Published: 27/04/2018 13:54 - Updated: 27/04/2018 14:03

Mystery of missing Sutherland time capsule

 

The extract about the time capsule from the archive copy of the Northern Times.
The extract about the time capsule from the archive copy of the Northern Times.

 

MYSTERY surrounds the whereabouts of a time capsule secreted away in Sutherland some 25 years ago.

The time capsule was apparently put together in 1993 to mark the formation of Caithness and Sutherland NHS Trust,

But NHS Highland officials now say they know nothing about it and are keen to track it down.

An appeal has gone out to anyone who might have been working in the health service at the time and may have information to get in touch.

The existence of the time capsule emerged after Northern Times editor Alison Cameron recently read about it in the April 2, 1993 edition of the paper – stored in our archives.

The article stated that a time capsule containing mementos was being put together to mark the launch of Caithness and Sutherland NHS Trust.
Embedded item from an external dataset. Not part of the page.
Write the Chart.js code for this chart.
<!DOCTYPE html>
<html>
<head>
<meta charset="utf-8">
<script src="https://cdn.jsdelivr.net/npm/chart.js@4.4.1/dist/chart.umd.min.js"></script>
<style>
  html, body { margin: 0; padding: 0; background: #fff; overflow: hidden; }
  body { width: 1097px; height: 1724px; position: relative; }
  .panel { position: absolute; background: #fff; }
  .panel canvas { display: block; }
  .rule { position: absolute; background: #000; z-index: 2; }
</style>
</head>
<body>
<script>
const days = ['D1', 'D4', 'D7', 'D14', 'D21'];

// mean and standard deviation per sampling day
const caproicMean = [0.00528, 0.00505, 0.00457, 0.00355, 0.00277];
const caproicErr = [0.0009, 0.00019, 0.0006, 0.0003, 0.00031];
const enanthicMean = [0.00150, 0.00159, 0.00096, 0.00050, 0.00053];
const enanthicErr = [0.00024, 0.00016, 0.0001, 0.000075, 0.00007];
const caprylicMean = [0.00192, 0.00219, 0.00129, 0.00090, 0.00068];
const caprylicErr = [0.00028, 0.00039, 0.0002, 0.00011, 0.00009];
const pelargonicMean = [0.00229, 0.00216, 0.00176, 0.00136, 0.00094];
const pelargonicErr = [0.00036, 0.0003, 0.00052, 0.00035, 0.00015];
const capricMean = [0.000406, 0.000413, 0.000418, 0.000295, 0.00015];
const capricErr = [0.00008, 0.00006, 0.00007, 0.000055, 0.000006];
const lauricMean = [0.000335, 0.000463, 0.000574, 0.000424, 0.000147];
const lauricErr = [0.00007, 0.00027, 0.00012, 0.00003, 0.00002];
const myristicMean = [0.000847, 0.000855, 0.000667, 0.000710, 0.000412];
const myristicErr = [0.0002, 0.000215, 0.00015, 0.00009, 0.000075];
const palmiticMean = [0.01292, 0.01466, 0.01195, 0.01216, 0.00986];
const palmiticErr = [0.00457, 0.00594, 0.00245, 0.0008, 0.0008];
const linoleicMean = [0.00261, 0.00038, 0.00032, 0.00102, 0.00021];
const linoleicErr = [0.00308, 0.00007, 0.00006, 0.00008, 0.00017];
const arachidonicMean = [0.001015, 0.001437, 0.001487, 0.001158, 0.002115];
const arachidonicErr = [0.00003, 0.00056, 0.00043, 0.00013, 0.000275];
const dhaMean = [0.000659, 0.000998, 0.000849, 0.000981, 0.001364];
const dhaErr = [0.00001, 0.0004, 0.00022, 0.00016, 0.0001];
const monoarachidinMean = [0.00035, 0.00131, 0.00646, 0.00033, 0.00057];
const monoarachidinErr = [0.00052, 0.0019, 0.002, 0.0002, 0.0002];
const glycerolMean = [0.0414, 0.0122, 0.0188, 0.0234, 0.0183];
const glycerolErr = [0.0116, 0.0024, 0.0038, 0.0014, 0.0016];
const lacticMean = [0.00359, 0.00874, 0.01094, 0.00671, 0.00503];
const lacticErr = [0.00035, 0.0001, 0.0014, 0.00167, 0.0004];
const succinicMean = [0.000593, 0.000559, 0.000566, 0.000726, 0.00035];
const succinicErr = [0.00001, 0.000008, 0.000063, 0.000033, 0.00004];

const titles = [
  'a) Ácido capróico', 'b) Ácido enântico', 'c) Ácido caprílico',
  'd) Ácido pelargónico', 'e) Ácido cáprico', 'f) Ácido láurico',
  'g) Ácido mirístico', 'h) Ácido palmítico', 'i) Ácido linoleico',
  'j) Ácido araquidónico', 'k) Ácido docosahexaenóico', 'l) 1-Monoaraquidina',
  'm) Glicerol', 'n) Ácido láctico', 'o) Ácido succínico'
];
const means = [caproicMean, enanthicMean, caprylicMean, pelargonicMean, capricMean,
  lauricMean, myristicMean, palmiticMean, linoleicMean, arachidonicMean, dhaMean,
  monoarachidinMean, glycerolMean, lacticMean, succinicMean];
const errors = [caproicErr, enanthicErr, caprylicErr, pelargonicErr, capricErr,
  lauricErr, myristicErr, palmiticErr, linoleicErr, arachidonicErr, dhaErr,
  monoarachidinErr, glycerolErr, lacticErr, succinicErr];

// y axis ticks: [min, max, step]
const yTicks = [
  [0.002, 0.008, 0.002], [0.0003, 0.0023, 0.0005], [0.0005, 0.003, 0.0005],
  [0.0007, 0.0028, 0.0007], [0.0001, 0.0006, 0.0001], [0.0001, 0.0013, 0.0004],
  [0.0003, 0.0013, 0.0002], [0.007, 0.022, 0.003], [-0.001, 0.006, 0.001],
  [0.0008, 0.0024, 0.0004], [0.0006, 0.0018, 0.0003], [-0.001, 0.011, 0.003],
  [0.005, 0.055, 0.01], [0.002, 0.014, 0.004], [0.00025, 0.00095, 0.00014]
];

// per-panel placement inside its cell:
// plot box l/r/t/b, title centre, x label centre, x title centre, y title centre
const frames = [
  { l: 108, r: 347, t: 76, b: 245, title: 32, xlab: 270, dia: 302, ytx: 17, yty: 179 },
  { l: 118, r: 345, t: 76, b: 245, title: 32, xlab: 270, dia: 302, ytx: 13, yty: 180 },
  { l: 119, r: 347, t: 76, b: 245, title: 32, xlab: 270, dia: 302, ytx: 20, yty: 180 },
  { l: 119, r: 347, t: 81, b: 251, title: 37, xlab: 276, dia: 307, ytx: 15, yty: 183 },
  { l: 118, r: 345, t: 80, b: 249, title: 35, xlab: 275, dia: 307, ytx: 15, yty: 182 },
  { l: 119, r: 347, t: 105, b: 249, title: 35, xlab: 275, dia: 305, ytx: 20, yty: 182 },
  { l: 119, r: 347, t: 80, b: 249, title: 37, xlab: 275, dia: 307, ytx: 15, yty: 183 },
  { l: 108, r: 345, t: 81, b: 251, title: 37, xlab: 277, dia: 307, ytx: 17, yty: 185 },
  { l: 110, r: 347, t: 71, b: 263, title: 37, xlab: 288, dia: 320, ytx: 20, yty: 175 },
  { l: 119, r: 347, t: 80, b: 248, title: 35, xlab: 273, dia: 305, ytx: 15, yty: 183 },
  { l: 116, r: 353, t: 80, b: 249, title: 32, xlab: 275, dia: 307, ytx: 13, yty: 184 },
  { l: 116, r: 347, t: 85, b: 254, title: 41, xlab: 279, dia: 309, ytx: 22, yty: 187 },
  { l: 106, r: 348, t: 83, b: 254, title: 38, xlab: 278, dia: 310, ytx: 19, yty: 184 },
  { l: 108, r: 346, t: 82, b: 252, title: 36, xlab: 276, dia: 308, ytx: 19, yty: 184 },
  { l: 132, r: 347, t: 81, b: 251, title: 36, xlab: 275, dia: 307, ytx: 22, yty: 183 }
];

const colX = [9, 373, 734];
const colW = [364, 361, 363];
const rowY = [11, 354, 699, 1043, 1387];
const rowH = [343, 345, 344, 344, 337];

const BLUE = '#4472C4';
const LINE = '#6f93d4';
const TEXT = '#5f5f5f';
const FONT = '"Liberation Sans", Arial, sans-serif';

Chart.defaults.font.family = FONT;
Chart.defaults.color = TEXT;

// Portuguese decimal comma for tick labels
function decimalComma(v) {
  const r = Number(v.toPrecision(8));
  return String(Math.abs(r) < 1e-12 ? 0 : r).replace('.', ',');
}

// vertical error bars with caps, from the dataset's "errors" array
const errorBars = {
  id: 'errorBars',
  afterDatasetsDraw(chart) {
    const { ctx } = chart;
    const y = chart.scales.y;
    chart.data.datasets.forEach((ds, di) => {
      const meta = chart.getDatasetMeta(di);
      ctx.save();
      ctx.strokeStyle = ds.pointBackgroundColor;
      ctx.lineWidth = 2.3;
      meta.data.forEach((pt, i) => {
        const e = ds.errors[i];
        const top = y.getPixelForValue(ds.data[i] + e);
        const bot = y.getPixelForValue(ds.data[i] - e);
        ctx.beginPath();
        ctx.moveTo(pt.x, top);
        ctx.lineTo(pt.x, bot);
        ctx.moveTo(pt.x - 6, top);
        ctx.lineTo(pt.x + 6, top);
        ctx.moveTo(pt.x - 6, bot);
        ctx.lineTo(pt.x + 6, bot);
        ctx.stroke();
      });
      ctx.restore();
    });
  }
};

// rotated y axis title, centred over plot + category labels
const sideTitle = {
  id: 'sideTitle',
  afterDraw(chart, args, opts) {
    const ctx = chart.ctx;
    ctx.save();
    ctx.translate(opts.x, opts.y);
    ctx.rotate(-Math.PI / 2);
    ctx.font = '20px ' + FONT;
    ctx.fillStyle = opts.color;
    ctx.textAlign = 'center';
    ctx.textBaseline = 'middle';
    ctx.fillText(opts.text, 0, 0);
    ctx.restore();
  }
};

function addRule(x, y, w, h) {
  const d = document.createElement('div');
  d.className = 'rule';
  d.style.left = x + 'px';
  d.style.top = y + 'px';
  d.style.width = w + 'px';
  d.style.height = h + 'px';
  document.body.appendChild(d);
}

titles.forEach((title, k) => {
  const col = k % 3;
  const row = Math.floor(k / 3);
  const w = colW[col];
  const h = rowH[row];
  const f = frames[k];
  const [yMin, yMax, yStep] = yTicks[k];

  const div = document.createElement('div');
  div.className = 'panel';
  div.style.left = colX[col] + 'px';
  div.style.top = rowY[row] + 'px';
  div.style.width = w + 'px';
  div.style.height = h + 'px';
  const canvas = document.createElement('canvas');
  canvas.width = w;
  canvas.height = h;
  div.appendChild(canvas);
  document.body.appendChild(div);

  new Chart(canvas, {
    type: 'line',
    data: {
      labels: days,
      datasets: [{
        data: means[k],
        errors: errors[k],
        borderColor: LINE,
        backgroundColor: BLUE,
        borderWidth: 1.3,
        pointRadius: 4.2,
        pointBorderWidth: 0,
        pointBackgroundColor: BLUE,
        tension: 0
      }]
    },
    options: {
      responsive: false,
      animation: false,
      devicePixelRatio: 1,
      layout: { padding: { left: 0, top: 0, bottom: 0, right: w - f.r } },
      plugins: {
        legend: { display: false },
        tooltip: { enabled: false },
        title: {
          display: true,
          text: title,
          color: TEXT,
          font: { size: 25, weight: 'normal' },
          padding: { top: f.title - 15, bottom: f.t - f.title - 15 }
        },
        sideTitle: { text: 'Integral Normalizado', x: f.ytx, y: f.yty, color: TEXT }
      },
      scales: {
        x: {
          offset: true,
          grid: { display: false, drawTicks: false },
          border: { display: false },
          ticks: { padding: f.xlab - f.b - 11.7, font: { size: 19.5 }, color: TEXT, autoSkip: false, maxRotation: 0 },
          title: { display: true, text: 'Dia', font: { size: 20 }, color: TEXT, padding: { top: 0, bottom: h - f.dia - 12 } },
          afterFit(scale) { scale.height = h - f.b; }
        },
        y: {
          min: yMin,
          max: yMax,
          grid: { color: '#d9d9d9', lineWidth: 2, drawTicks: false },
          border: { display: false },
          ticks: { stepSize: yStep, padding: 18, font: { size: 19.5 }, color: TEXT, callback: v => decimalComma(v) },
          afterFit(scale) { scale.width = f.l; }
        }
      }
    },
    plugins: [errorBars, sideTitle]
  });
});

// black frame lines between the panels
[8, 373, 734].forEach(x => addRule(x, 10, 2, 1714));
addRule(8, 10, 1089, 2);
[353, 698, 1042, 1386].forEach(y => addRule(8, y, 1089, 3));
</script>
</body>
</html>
A copy of the April 2, 1993 Northern Times was put inside the capsule along with photographs and letters about the Northern Unit’s successful application for Trust status."

But there was no mention of where the time capsule was going to be hidden, only that it would be opened in the year 2000,

However Miss Cameron, who in 1993 was the advertising manager on the paper but has no recollection of the capsule, believes this date to be a mistake by the author of the article.

She said: "It doesn’t seem likely to me that a time capsule would be hidden in 1993 for opening just seven years later. Unless it had something to do with the millennium.

"I think this must have been a mistake. It seems much more credible that it would be opened 25 years later – in 2018 or even later."

Intrigued, she contacted NHS Highland to ask where the time capsule had been stored and when it was intended to break into it, or whether it had already been unearthed.

But after making enquiries, an NHS Highland spokesman responded that there was no knowledge of any capsule and that managers had been intrigued to learn about it and were very keen to track it down.

However, he cautioned against anyone walking over the grounds of the Lawson Memorial Hospital with a metal detector.

The 1993 article reveals that the transfer of management from Highland Health Board’s northern unit to the trust had happened on April 1 and had been marked with a series of events attended by trust chairman George Bruce – Mr Bruce died in April, 2009.

The events included visits to Migdale and the Lawson hospitals.

And throughout the day, Trust board members presented flowers to each inpatient area at every hospital.

Caithness and Sutherland NHS Trust later became defunct.